Under these circumstances, then, the one demonstrated way in which press autonomy can be restored is through sustained patronage.

India’s media needs a benign, moneyed private proprietor who can take a long view on things. Someone not seeking instant profits yet able to function without having to curry favour in the corridors of power—an equivalent of Jeff Bezos. The results of what such an intervention could do are visible from the Amazon founder’s remarkable turnaround story of the ailing Washington Post, which he bought about four years ago for $250 million.

Finding an Indian Bezos

In Donald Trump’s America, the socio-political environment that the media faces is almost comparable to that in Narendra Modi’s India: a distrustful conservative government, unfavourable public opinion, and a backlash against liberal values.

Jeff Bezos.
Image: AP Photo/Susan Walsh

But unlike India, where the press has been emasculated by adversarial forces, the deep pockets of Bezos have emboldened the Washington Post to assume the position of a commendable opponent of the powers that be. It’s also helped the paper chart a dramatic revival, reinventing itself from a flailing legacy newspaper to an innovative digital media and technology company at the very cutting edge of journalism.
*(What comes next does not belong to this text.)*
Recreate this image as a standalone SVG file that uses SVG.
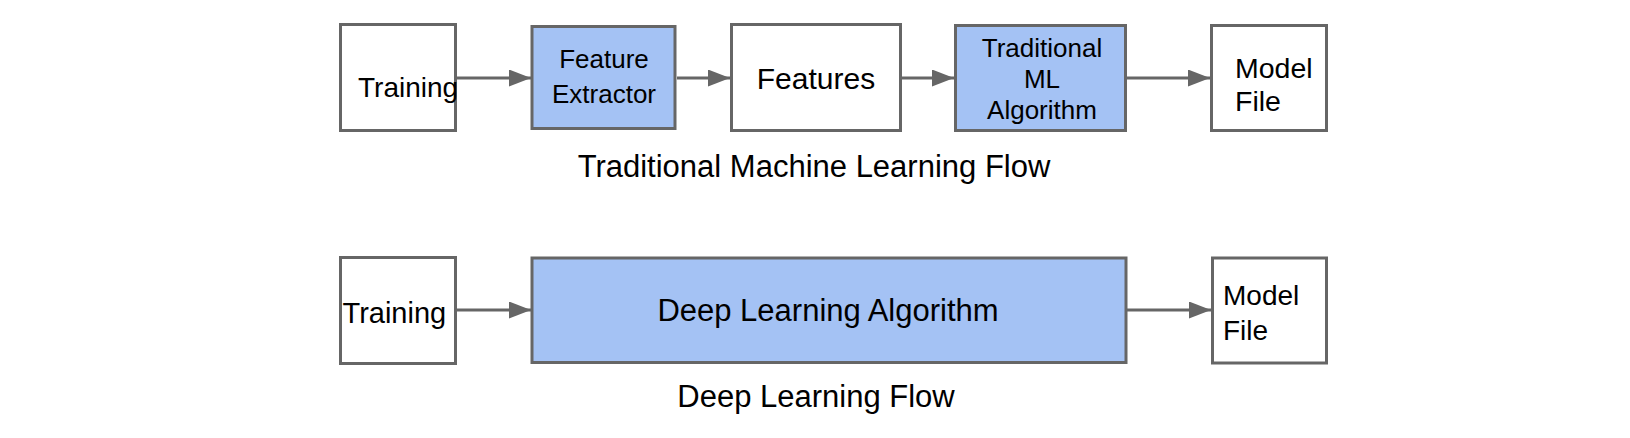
<svg xmlns="http://www.w3.org/2000/svg" width="1630" height="438" viewBox="0 0 1630 438">
<style>
.box{fill:#ffffff;stroke:#666666;stroke-width:3}
.blue{fill:#a4c2f4;stroke:#666666;stroke-width:3}
.t{font-family:"Liberation Sans",Arial,sans-serif;fill:#000000}
.c{text-anchor:middle}
.edge{stroke:#666666;stroke-width:3;fill:none}
</style>
<defs>
<marker id="ah" markerUnits="userSpaceOnUse" markerWidth="24" markerHeight="18" refX="22" refY="8.5" orient="auto">
<path d="M0,0 L22,8.5 L0,17 Z" fill="#666666"/>
</marker>
</defs>
<rect width="1630" height="438" fill="#ffffff"/>
<g id="connectors">
<line class="edge" x1="457" y1="78" x2="531" y2="78" marker-end="url(#ah)"/>
<line class="edge" x1="677" y1="78" x2="730" y2="78" marker-end="url(#ah)"/>
<line class="edge" x1="902" y1="78" x2="954" y2="78" marker-end="url(#ah)"/>
<line class="edge" x1="1127" y1="78" x2="1210" y2="78" marker-end="url(#ah)"/>
<line class="edge" x1="457" y1="310" x2="531" y2="310" marker-end="url(#ah)"/>
<line class="edge" x1="1127" y1="310" x2="1211" y2="310" marker-end="url(#ah)"/>
</g>
<g id="training1">
<rect class="box" x="340.5" y="24.5" width="115" height="106"/>
<text class="t" x="358" y="97" font-size="28">Training</text>
</g>
<g id="feature-extractor">
<rect class="blue" x="532" y="26.5" width="143" height="102"/>
<text class="t c" x="604" y="68" font-size="26">Feature</text>
<text class="t c" x="604" y="103" font-size="26">Extractor</text>
</g>
<g id="features">
<rect class="box" x="731.5" y="24.5" width="169" height="106"/>
<text class="t c" x="816" y="89" font-size="30">Features</text>
</g>
<g id="traditional-ml">
<rect class="blue" x="955.5" y="25.5" width="170" height="105"/>
<text class="t c" x="1042" y="57" font-size="26">Traditional</text>
<text class="t c" x="1042" y="88" font-size="26">ML</text>
<text class="t c" x="1042" y="119" font-size="26">Algorithm</text>
</g>
<g id="model-file1">
<rect class="box" x="1211.5" y="25.5" width="115" height="105"/>
<text class="t" x="1235" y="78" font-size="28.5">Model</text>
<text class="t" x="1235" y="111" font-size="28.5">File</text>
</g>
<text class="t c" x="814" y="177" font-size="31">Traditional Machine Learning Flow</text>
<g id="training2">
<rect class="box" x="340.5" y="257.5" width="115" height="106"/>
<text class="t" x="342.5" y="323" font-size="29">Training</text>
</g>
<g id="deep-learning">
<rect class="blue" x="532" y="258" width="594" height="104.5"/>
<text class="t c" x="828" y="321" font-size="31">Deep Learning Algorithm</text>
</g>
<g id="model-file2">
<rect class="box" x="1212.5" y="258" width="114" height="105"/>
<text class="t" x="1223" y="305" font-size="28">Model</text>
<text class="t" x="1223" y="340" font-size="28">File</text>
</g>
<text class="t c" x="816" y="407" font-size="31">Deep Learning Flow</text>
</svg>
In an incisive piece for The New York Times, James B Stewart referred to this editorial and financial resurrection of the Post as “little short of astonishing,” adding that its “recent scoops have often shaped the national conversation” in America.

In India, where Bezos’s Amazon has upended the local e-commerce industry, such fearless support to a media house would dramatically alter the present milieu of diffidence, wherein—to use an Emergency-era admonishment of the media by, ironically, veteran BJP leader Lal Krishna Advani—journalists are often seen crawling when asked to bend by their corporate bosses.

Of course, there are reasons for Bezos to not want to have anything to do with news media. After all, foreign direct investment in broadcast media is capped at 49%. There is little incentive for Amazon to scuttle its chances in India by entering a line of business where the government, prone to policy reversals, is the chief adversary.

But there are many Bezos-equivalents of our own who could step in to save the day—the Premjis, the Nilekanis, the Murthys—all well-respected mogul-philanthropists from India’s own Silicon Valley, with impeccable reputations of personal integrity and an established track record in giving.

At a time when both the diminutive opposition and the media have been disempowered to this extent, they need to step forward, individually or collectively, with their money might, ingenuity, and staying power.

There have, no doubt, been baby steps in this direction. Last year, these Bengaluru billionaires launched the Independent & Public Spirited Media Foundation with a Rs100 crore corpus. But saving the world’s largest democracy from being silenced into submission will need a more extensive commitment. It may not promise immediate financial returns, but will go a long way in building social capital and help these tycoons craft a lasting legacy.